Many characteristics of neighborhoods of concentrated poverty may contribute to parental stress.  Two that researchers have identified are exposure to higher rates of sexual harassment and violent crime.  Studies led by Patrick Sharkey (here, here, and here) have found, for example, that murders in a family’s immediate neighborhood were correlated with higher levels of stress hormones in mothers as well as with reduced cognitive skills among their children, even those who were likely too young to be directly aware of the crimes.

Given the chance, low-income mothers in neighborhoods of concentrated disadvantage often grab the opportunity to move to a safer neighborhood.  Thus, mothers who applied to participate in the Moving to Opportunity (MTO) demonstration, which offered families in five cities the chance to use housing vouchers to move from public housing developments in extreme-poverty neighborhoods to lower-poverty areas, cited a desire to move to a safer neighborhood as the number one reason.

With these vouchers and help finding units to rent in low-poverty areas, most mothers moved to much safer neighborhoods, with dramatic effects.  As we explained in October, the share of mothers suffering from depression, diabetes, and severe obesity fell substantially — equivalent, for example, to the best-practice drug treatments for depression — relative to women whose families didn’t receive an MTO voucher. 

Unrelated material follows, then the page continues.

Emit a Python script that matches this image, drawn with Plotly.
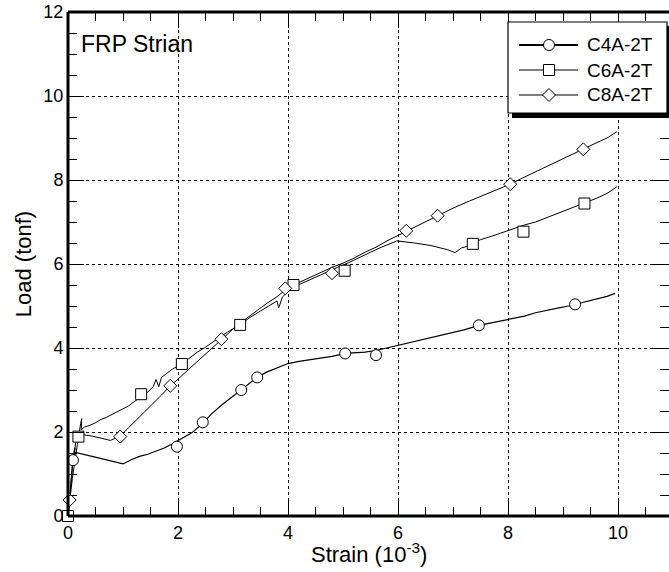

Their children, particularly girls, also experienced strong improvements in mental health.  And a groundbreaking new study by Raj Chetty and colleagues shows that pre-teen children in MTO families who moved to better neighborhoods were later likelier to attend college and better quality schools, were less likely to become single parents, and earned higher incomes.

For low-income mothers, the burdens of parenting are heavier, which affects their health and well-being and their children’s long-term prospects.  An expanded and improved housing voucher program would help more low-income mothers raise their families in safe, healthy neighborhoods.